De-mystifying generative AI
- fran2779
- Nov 25
- 3 min read
It's been a little over a year since the Kohlrabi co-directors attended the NCRM Methods Con (strong recommend) in Manchester and we were completely dazzled by a talk, '24 hours of AI'. The very charismatic presenter guided us through his day giving us a taste of times he'd use ChatGPT or Claude or other useful programmes I can't remember. All day the presenters talked about how efficient AI can make their research activities. On our journey home we said to each other, "we've probably only got a year until everyone is using these things and we'll be behind... or.... (looking wide-eyed) research consultancies won't even be needed anymore...?"
It's been a year and i'm not saying I don't use it myself at times but i'm starting to see generative AI like buying fast fashion, driving short distances or not using a 30 degree wash cycle. It's another thing that I have a sense is causing some harm, but... sometimes I do it anyway as it's easy to pretend that my contribution doesn't matter or that it's just going to be one time.
It's less easy to pretend when wise people around you are speaking up. I'm really grateful to Catherine Brys, PhD MBA and Wim Vanderbauwhede for raising my awareness in their recent seminar - Demystifying AI. Firstly, they reminded us to call it generative AI to distinguish it from Machine Learning, which can be useful for tasks like prediction or detection in fields like medicine and agriculture. Generative AI on the other hand doesn't think - it makes a best guess by combining snippets of information it has been trained on.
Wim reminded us that the "Intelligence" in AI is really good marketing. These models are not intelligent: they cannot assess the accuracy or reliability of their sources, and they may invent, overlook key perspectives or inadvertently add bias. When we are using it to summarise confidential or sensitive data we should also be wary of the serious risk we run of data leakage. Our data can show up in other people’s chat responses and can be shared with companies providing the GenAI service.
As a society it feels like we've swallowed the concept that Generative AI will improve productivity. However, Wim presented a small RCT which reported no difference in productivity for government workers using Generative AI. Another RCT found that developers were actually slowed down by using it. He draw a comparison to fast food. It may feel nice but it's not good for us: there are worries about 'brain rot' with habitual usage. On a human level we might be becoming addicted to another fast, easy route rather than practising the ability to create, to focus, to build our knowledge.
The ethical issues were what really shocked me. I did know that those tools can only do their work as they are trained on stolen work. Many of the audience, including me, were surprised to realise that they'd never thought about the low paid workers, often living far away from the UK, who maintain the system. The content that Generative AI scrapes from the internet at times contains child pornography and violence. The workers filtering content have to remove harmful material manually- a traumatising new form of colonialism which is being actively taken up as an issue by the Data Workers Enquiry.
Then we turned to the environmental impact. Already GenAI data centres cause more emissions than the entire aviation industry. We heard about crop failures as a result of water being diverted to AI data centres and discussed the delay to phasing out of fossil fuels.

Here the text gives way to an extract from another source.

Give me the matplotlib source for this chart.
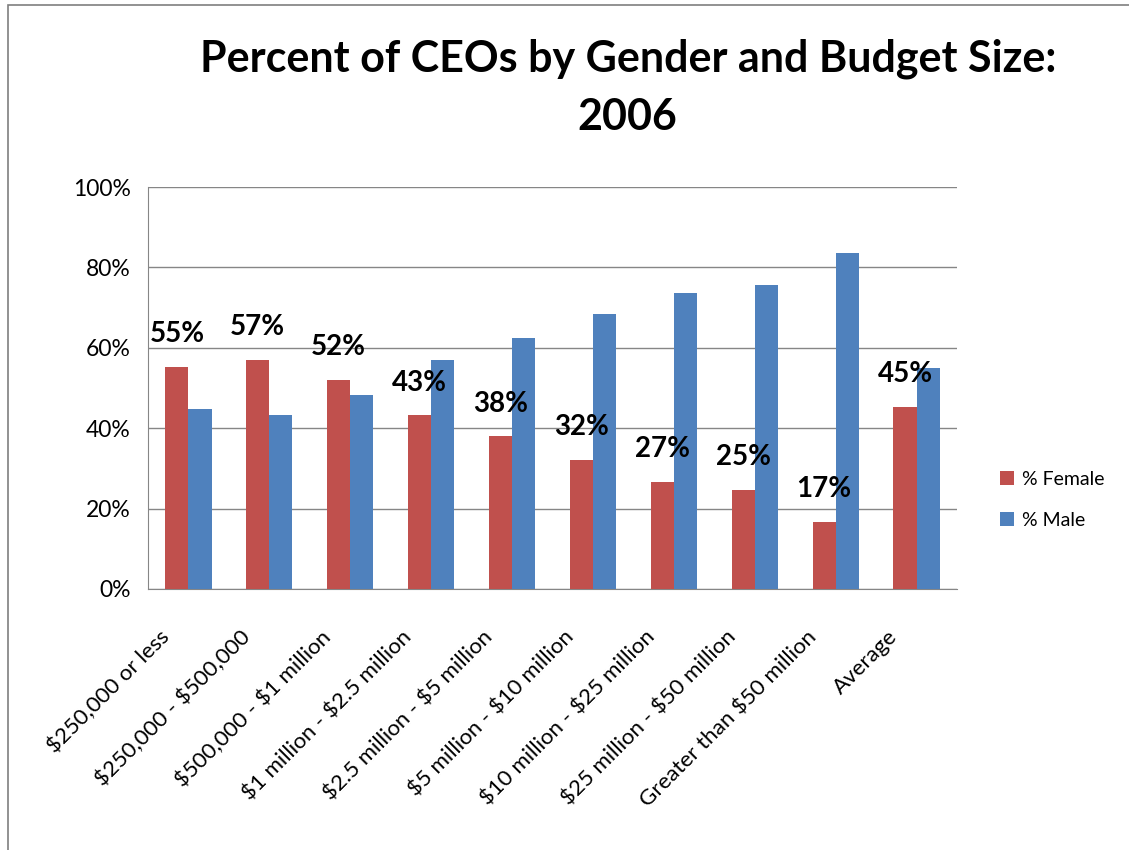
"""
Percent of CEOs by gender and budget size, 2006
"""
import numpy as np
import matplotlib.pyplot as plt
from matplotlib.patches import Rectangle
from matplotlib.ticker import FuncFormatter
from matplotlib.transforms import ScaledTranslation

plt.rcParams['font.family'] = ['Lato', 'DejaVu Sans']
plt.rcParams['text.parse_math'] = False

categories = ['$250,000 or less', '$250,000 - $500,000', '$500,000 - $1 million',
              '$1 million - $2.5 million', '$2.5 million - $5 million',
              '$5 million - $10 million', '$10 million - $25 million',
              '$25 million - $50 million', 'Greater than $50 million', 'Average']
female = [55.3, 57.0, 52.0, 43.2, 38.0, 32.2, 26.7, 24.7, 16.7, 45.3]
male = [44.7, 43.3, 48.2, 57.0, 62.5, 68.5, 73.7, 75.7, 83.5, 55.0]
yticks = [0, 20, 40, 60, 80, 100]

red, blue = '#C0504D', '#4F81BD'
grid_c = '#868686'

fig = plt.figure(figsize=(11.29, 8.5), dpi=100)
ax = fig.add_axes([0.1311, 0.3071, 0.7166, 0.4729])

x = np.arange(len(categories))
w = 1 / 3.5
ax.bar(x - w/2, female, w, color=red, label='% Female', zorder=3)
ax.bar(x + w/2, male, w, color=blue, label='% Male', zorder=3)

for xi, v in zip(x, female):
    ax.annotate(f'{v:.0f}%', (xi - w/2, v), xytext=(0, 14), textcoords='offset points',
                ha='center', va='bottom', fontsize=20, fontweight='bold')

ax.set_xlim(-0.5, len(categories) - 0.5)
ax.set_ylim(0, 100)
ax.set_yticks(yticks)
ax.yaxis.set_major_formatter(FuncFormatter(lambda v, p: f'{v:.0f}%'))
ax.tick_params(axis='y', labelsize=16.5, length=0, pad=12.5)
ax.set_xticks(x)
ax.set_xticklabels([])
ax.tick_params(axis='x', length=0)

# rotated category labels, right end just below and left of each group
lbl_tr = ax.get_xaxis_transform() + ScaledTranslation(-0.22, -0.45, fig.dpi_scale_trans)
for xi, c in zip(x, categories):
    ax.text(xi, 0, c, transform=lbl_tr, rotation=45, rotation_mode='anchor',
            ha='right', va='center', fontsize=16)

ax.yaxis.grid(True, color=grid_c, lw=1, zorder=0)
for s in ['top', 'right']:
    ax.spines[s].set_visible(False)
for s in ['left', 'bottom']:
    ax.spines[s].set_color(grid_c)

fig.text(0.556, 0.931, 'Percent of CEOs by Gender and Budget Size:', ha='center',
         va='center', fontsize=31, fontweight='bold')
fig.text(0.556, 0.862, '2006', ha='center', va='center', fontsize=31,
         fontweight='bold')

ax.legend(loc='center left', bbox_to_anchor=(1.031, 0.222), frameon=False,
          fontsize=14, handlelength=0.75, handleheight=0.75, labelspacing=1.25,
          handletextpad=0.4)

fig.patches.append(Rectangle((0.007, -0.1), 1.2, 1.094, transform=fig.transFigure,
                             fill=False, edgecolor='#7f7f7f', lw=1.2))

fig.savefig('out.png', dpi=100)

I don't really know how to finish this write up of the talk. It feels like we're just beginning in this discussion. I do see "secure platforms' advertised and I hear of researchers achieving breakthroughs in research using some AI contributions. I'm not totally against it. I also drive a lot and often wash towels on 90 degrees... I'm just grateful to the seminar and to all those others around me raising queries for getting me to start thinking about my contribution - as a public health researcher and a member of society.